TASK OBJECTIVE | Starting with the first line of the data below, copy each line up to and including the one containing "minimum width=105pt, minimum". Pictures stay out.

--- Begin AVAILABLE DATA ---

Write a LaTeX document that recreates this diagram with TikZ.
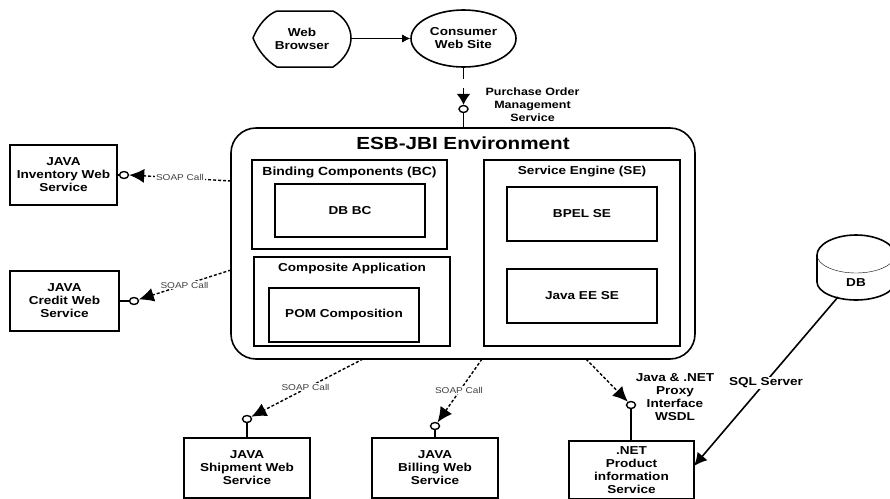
\documentclass[tikz,border=0pt]{standalone}
\usepackage{fontspec}
\setmainfont{Liberation Sans}[FakeStretch=1.18]
\usetikzlibrary{arrows.meta,positioning,shapes.geometric}

\tikzset{
  boxnode/.style={draw, line width=1.6pt, inner sep=0pt, align=center, font=\fontsize{11.5}{13}\selectfont\bfseries},
  labelnode/.style={inner sep=1pt, align=center, font=\fontsize{11.5}{13}\selectfont\bfseries},
  soaplabel/.style={fill=white, inner sep=1pt, text=black!75, font=\fontsize{8.5}{10}\selectfont},
  portnode/.style={ellipse, draw, line width=1.4pt, fill=white, inner sep=0pt, minimum width=9pt, minimum height=7pt},
  stemline/.style={line width=1.6pt},
  callline/.style={line width=1.4pt, dash pattern=on 3pt off 2pt, -{Latex[length=15pt,width=14pt]}},
}

\begin{document}
\begin{tikzpicture}[x=1pt, y=-1pt]
  \useasboundingbox (0,0) rectangle (890,498);
  \clip (0,0) rectangle (890,498);

  % top of the picture
  \draw[line width=1.5pt] (253,38) .. controls (258,25) and (268,14) .. (277,11) -- (333,11)
    .. controls (345,17) and (351,28) .. (351,38) .. controls (351,48) and (345,59) .. (333,67)
    -- (277,67) .. controls (268,62) and (258,51) .. (253,38) -- cycle;
  \node[labelnode, minimum width=98pt, minimum height=56pt] (browser) at (302,38.5) {Web\\Browser};
  \node[boxnode, ellipse, minimum width=105pt, minimum height=57pt] (consumer) at (463.5,38.5) {Consumer\\Web Site};

  % environment
  \node[boxnode, rounded corners=25pt, minimum width=464pt, minimum height=231pt] (env) at (463,243.5) {};
  \node[labelnode, font=\fontsize{17.5}{20}\selectfont\bfseries] (envtitle) at (463,143) {ESB-JBI Environment};
  \node[boxnode, minimum width=195pt, minimum height=89pt] (bc) at (349.5,204.5) {};
  \node[labelnode] (bctitle) at (349.5,172) {\fontsize{11.8}{13}\selectfont Binding Components (BC)};
  \node[boxnode, minimum width=150pt, minimum height=53pt] (dbbc) at (350,210.5) {DB BC};
  \node[boxnode, minimum width=196pt, minimum height=89pt] (comp) at (352,301.5) {};
  \node[labelnode] (comptitle) at (352,269) {Composite Application};
  \node[boxnode, minimum width=150pt, minimum height=54pt] (pom) at (344,315) {POM Composition};
  \node[boxnode, minimum width=196pt, minimum height=186pt] (se) at (582,253) {};
  \node[labelnode] (setitle) at (582,172) {Service Engine (SE)};
  \node[boxnode, minimum width=150pt, minimum height=54pt] (bpel) at (582,214) {BPEL SE};
  \node[boxnode, minimum width=150pt, minimum height=54pt] (javaee) at (582,296) {Java EE SE};

  % services
  \node[boxnode, minimum width=107pt, minimum height=60pt] (inventory) at (63.5,175) {JAVA\\Inventory Web\\Service};
  \node[boxnode, minimum width=109pt, minimum height=60pt] (credit) at (64.5,301) {JAVA\\Credit Web\\Service};
  \node[boxnode, minimum width=126pt, minimum height=60pt] (shipment) at (247,468) {JAVA\\Shipment Web\\Service};
  \node[boxnode, minimum width=126pt, minimum height=60pt] (billing) at (435,468) {JAVA\\Billing Web\\Service};
  \node[boxnode, minimum width=125pt, minimum height=58pt] (dotnet) at (631.5,470) {.NET\\Product\\information\\Service};

  % database
  \draw[line width=1.6pt] (817,255) .. controls (817,244) and (835,235) .. (856,235)
    .. controls (877,235) and (895,244) .. (895,255) -- (895,282)
    .. controls (895,292) and (877,300) .. (856,300) .. controls (835,300) and (817,292) .. (817,282) -- cycle;
  \draw (817,255) .. controls (817,265) and (835,273) .. (856,273) .. controls (877,273) and (895,265) .. (895,255);
  \node[labelnode, minimum width=78pt, minimum height=65pt] (db) at (856,267.5) {};
  \node[labelnode] (dblabel) at (856,283) {DB};

  % ports
  \node[portnode] (inventoryport) at (124,175) {};
  \node[portnode] (creditport) at (134,301) {};
  \node[portnode] (shipmentport) at (247,419) {};
  \node[portnode] (billingport) at (435,426) {};
  \node[portnode] (dotnetport) at (631,405) {};
  \node[portnode] (pomsport) at (463.5,109) {};

  \coordinate (envw1) at (231,181);
  \coordinate (envw2) at (231,270);
  \coordinate (envs1) at (363,359);
  \coordinate (envs2) at (482,359);
  \coordinate (envs3) at (586,359);
  \coordinate (envn) at (463.5,128);
  \coordinate (dbfoot) at (838,297);
  \coordinate (dotnetin) at (694,466);

  \draw[line width=0.7pt, -{Latex[length=8pt,width=8pt]}] (browser.east) -- (consumer.west);
  \draw[stemline, dash pattern=on 11pt off 9pt, -{Latex[length=11pt,width=14pt]}] (consumer.south) -- (pomsport.north);
  \draw[stemline] (pomsport.south) -- (envn);
  \draw[stemline] (inventory.east |- inventoryport) -- (inventoryport.west);
  \draw[stemline] (credit.east |- creditport) -- (creditport.west);
  \draw[stemline] (shipmentport.south) -- (shipment.north);
  \draw[stemline] (billingport.south) -- (billing.north);
  \draw[stemline] (dotnetport.south) -- (dotnet.north -| dotnetport);
  \draw[callline] (envw1) -- (inventoryport.east);
  \draw[callline] (envw2) -- (creditport);
  \draw[callline] (envs1) -- (shipmentport);
  \draw[callline] (envs2) -- (billingport);
  \draw[callline] (envs3) -- (dotnetport);
  \draw[stemline, -{Latex[length=13pt,width=13pt]}] (dbfoot) -- (dotnetin);

  % labels
  \node[soaplabel] (soap1) at (180,177) {SOAP Call};
  \node[soaplabel] (soap2) at (184.5,285) {SOAP Call};
  \node[soaplabel] (soap3) at (305.5,387) {SOAP Call};
  \node[soaplabel] (soap4) at (459,390) {SOAP Call};
  \node[labelnode, font=\fontsize{10.6}{13}\selectfont\bfseries] (pomslabel) at (532.5,104.5) {Purchase Order\\Management\\Service};
  \node[labelnode] (proxylabel) at (675,397) {Java \& .NET\\Proxy\\Interface\\WSDL};
  \node[labelnode, fill=white] (sqllabel) at (766,383) {SQL Server};
\end{tikzpicture}
\end{document}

--- End AVAILABLE DATA ---

RESPONSE TO THE EXERCISE |
Write a LaTeX document that recreates this diagram with TikZ.
\documentclass[tikz,border=0pt]{standalone}
\usepackage{fontspec}
\setmainfont{Liberation Sans}[FakeStretch=1.18]
\usetikzlibrary{arrows.meta,positioning,shapes.geometric}

\tikzset{
  boxnode/.style={draw, line width=1.6pt, inner sep=0pt, align=center, font=\fontsize{11.5}{13}\selectfont\bfseries},
  labelnode/.style={inner sep=1pt, align=center, font=\fontsize{11.5}{13}\selectfont\bfseries},
  soaplabel/.style={fill=white, inner sep=1pt, text=black!75, font=\fontsize{8.5}{10}\selectfont},
  portnode/.style={ellipse, draw, line width=1.4pt, fill=white, inner sep=0pt, minimum width=9pt, minimum height=7pt},
  stemline/.style={line width=1.6pt},
  callline/.style={line width=1.4pt, dash pattern=on 3pt off 2pt, -{Latex[length=15pt,width=14pt]}},
}

\begin{document}
\begin{tikzpicture}[x=1pt, y=-1pt]
  \useasboundingbox (0,0) rectangle (890,498);
  \clip (0,0) rectangle (890,498);

  % top of the picture
  \draw[line width=1.5pt] (253,38) .. controls (258,25) and (268,14) .. (277,11) -- (333,11)
    .. controls (345,17) and (351,28) .. (351,38) .. controls (351,48) and (345,59) .. (333,67)
    -- (277,67) .. controls (268,62) and (258,51) .. (253,38) -- cycle;
  \node[labelnode, minimum width=98pt, minimum height=56pt] (browser) at (302,38.5) {Web\\Browser};
  \node[boxnode, ellipse, minimum width=105pt, minimum height=57pt] (consumer) at (463.5,38.5) {Consumer\\Web Site};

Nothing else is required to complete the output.